1 The Nature of Chess Openings: Fundamentals (12 pages)
This section is intended for the actual beginner. Included are the definition of "opening", the center, development, space, initiative,and some general rules of the pieces like "rooks on open files" and so on.
2 Opening Ideas and Positional Features (13 pages)
Here Watson gets a little deeper. He discusses Black's two approaches to the opening: equality first or dynamic imbalance. White has a similar choice: accumulating small advantages, dynamic imbalances, and even two-sided slugfests. Also in this section is a wonderful discussion of different kinds of centers, pawn weaknesses, color complexes, fianchetto themes, internal weaknesses. Great stuff!
3 The Significance of Structure (51 pages)
Pawns or Pieces?, the IQP (and the isolated a-, e- or c-pawns as well!), Pawn chains (how to attack and defend them), doubled center pawns, doubled c-pawns, hanging pawns, majorities and minorities, the light square restraint structure, cross pollination (this is found throughout the book as mentioned. Here he talks about so called "poisoned pawns" in a variety of openings).
Section 1: Open Games
5 Introduction to 1 e4 and the Open Games (4 pages)
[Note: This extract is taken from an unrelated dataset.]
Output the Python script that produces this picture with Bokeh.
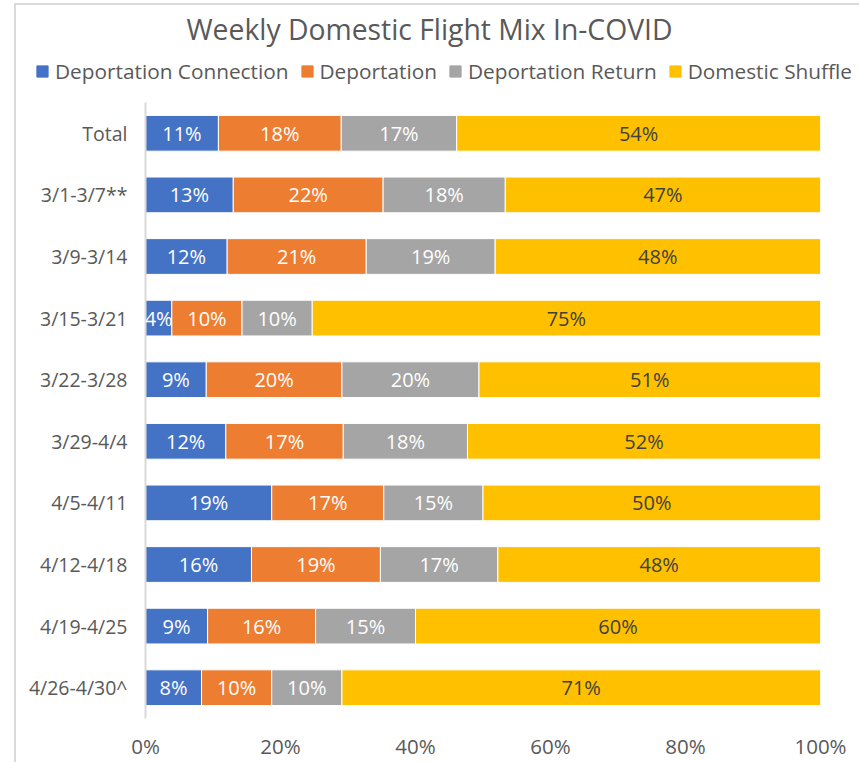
from bokeh.plotting import figure
from bokeh.models import (ColumnDataSource, FactorRange, Range1d, Legend, LegendItem, LabelSet,
                          Label, FixedTicker, PrintfTickFormatter, InlineStyleSheet)
from bokeh.core.properties import value
from bokeh.embed import file_html
from bokeh.resources import INLINE

# ---------------- data ----------------
categories = ["Total", "3/1-3/7**", "3/9-3/14", "3/15-3/21", "3/22-3/28",
              "3/29-4/4", "4/5-4/11", "4/12-4/18", "4/19-4/25", "4/26-4/30^"]
series_names = ["Deportation Connection", "Deportation", "Deportation Return", "Domestic Shuffle"]
dep_connection = [10.8, 13.0, 12.1, 3.9, 9.0, 11.9, 18.7, 15.7, 9.2, 8.3]
deportation = [18.2, 22.2, 20.6, 10.4, 20.1, 17.4, 16.6, 19.1, 16.0, 10.4]
dep_return = [17.1, 18.1, 19.1, 10.4, 20.3, 18.4, 14.7, 17.4, 14.8, 10.4]
dom_shuffle = [53.9, 46.7, 48.2, 75.3, 50.6, 52.3, 50.0, 47.8, 60.0, 70.9]
x_ticks = [0, 20, 40, 60, 80, 100]
chart_title = "Weekly Domestic Flight Mix In-COVID"

colors = ["#4472C4", "#ED7D31", "#A5A5A5", "#FFC000"]
label_colors = ["#FFFFFF", "#FFFFFF", "#FFFFFF", "#404040"]
TXT = "#595959"
FONT = "Open Sans"
BORDER = "#D9D9D9"

W = 859
TOP_H = 102
MAIN_H = 660

# ---------------- header (title + legend) ----------------
head = figure(width=W, height=TOP_H, title=None,
              x_range=Range1d(0, W), y_range=Range1d(0, TOP_H),
              x_axis_type=None, y_axis_type=None,
              output_backend="svg", toolbar_location=None,
              min_border=0, min_border_left=0, min_border_right=0,
              min_border_top=0, min_border_bottom=0)
head.grid.grid_line_color = None
head.outline_line_color = None

head.add_layout(Label(x=429, y=TOP_H - 28, text=chart_title,
                      text_align="center", text_baseline="middle",
                      text_font=FONT, text_font_size="28.3px",
                      text_color=TXT))

# legend-only renderers (a zero-width bar placed outside the visible range)
legend_items = []
for name, col in zip(series_names, colors):
    dummy = ColumnDataSource(dict(y=[-100], left=[0], right=[0]))
    rr = head.hbar(y="y", left="left", right="right", height=1, source=dummy,
                   fill_color=col, line_color=col)
    legend_items.append(LegendItem(label=name, renderers=[rr]))

legend = Legend(items=legend_items, orientation="horizontal", location=(35, 17),
                glyph_width=14, glyph_height=14, label_standoff=6, spacing=11,
                padding=0, margin=0, border_line_color=None,
                background_fill_alpha=0,
                label_text_font=FONT, label_text_font_size="20.8px",
                label_text_color=TXT)
head.add_layout(legend, "center")

# ---------------- main chart ----------------
p = figure(width=W, height=MAIN_H, title=None,
           y_range=FactorRange(factors=list(reversed(categories))),
           x_range=(0, 100),
           output_backend="svg", toolbar_location=None,
           min_border_left=145, min_border_right=39,
           min_border_top=0, min_border_bottom=42)

all_series = [dep_connection, deportation, dep_return, dom_shuffle]
left = [0.0] * len(categories)
for name, vals, col, lcol in zip(series_names, all_series, colors, label_colors):
    right = [l + v for l, v in zip(left, vals)]
    src = ColumnDataSource(dict(
        cat=categories, left=left, right=right,
        mid=[(l + r) / 2 for l, r in zip(left, right)],
        lab=[f"{round(v)}%" for v in vals]))
    p.hbar(y="cat", left="left", right="right", height=0.58, source=src,
           fill_color=col, line_color="white", line_width=1)
    p.add_layout(LabelSet(x="mid", y="cat", text="lab", source=src,
                          text_align="center", text_baseline="middle",
                          text_font_size="20px", text_color=lcol,
                          text_font=value(FONT)))
    left = right

p.xaxis.ticker = FixedTicker(ticks=x_ticks)
p.xaxis.formatter = PrintfTickFormatter(format="%d%%")
p.xaxis.axis_line_color = None
p.xaxis.major_tick_line_color = None
p.xaxis.minor_tick_line_color = None
p.xaxis.major_label_standoff = 7
p.xaxis.major_label_text_font = FONT
p.xaxis.major_label_text_font_size = "20.5px"
p.xaxis.major_label_text_color = TXT

p.yaxis.axis_line_color = BORDER
p.yaxis.axis_line_width = 2
p.yaxis.major_tick_line_color = None
p.yaxis.minor_tick_line_color = None
p.yaxis.major_label_standoff = 12
p.yaxis.major_label_text_font = FONT
p.yaxis.major_label_text_font_size = "19.5px"
p.yaxis.major_label_text_color = TXT

p.grid.grid_line_color = None
p.outline_line_color = None

# chart area border (left and top edges visible in the reference)
head.stylesheets = [InlineStyleSheet(css=(
    ":host::before { content: ''; position: absolute; left: 14px; top: 3px; "
    "right: 0; bottom: 0; border-left: 2px solid #D9D9D9; "
    "border-top: 2px solid #D9D9D9; pointer-events: none; z-index: 10; }"))]
p.stylesheets = [InlineStyleSheet(css=(
    ":host::before { content: ''; position: absolute; left: 14px; top: 0; "
    "right: 0; bottom: 0; border-left: 2px solid #D9D9D9; "
    "pointer-events: none; z-index: 10; }"))]

open("out.html", "w").write(file_html([head, p], INLINE))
Includes a section on factors that make 1 e4 and 1 d4 different (and sometimes similar!)
6-9 Cover the following Open games and several variations of each: Guioco Piano, Two Knights, Philidor, Ruy Lopez, King's Gambit. (82 pages)
Section 2: Semi-Open Games
10 Introduction to the Semi-Open Games (2 pages)
"In stopping 2 d4 you have to give something up" is Watson's theme.
11-14 Cover the following Semi-Open Games (157 pages): Sicilian (biggest), Caro-Kann, French, and the Pirc.
As you can see, the discussions of individual openings is the bulk of the work (239 pages altogether). Here Watson looks at the plans for both sides for most major variations, although sadly he had to leave a few out. You will find no discussion, for example, of the main lines of the Caro-Kann, but you will find the Caro Two Knights (I'm sure he has his reasons). In each section these general ideas are fleshed out with a historical game between top players.
Mouth watering yet? Highly recommended.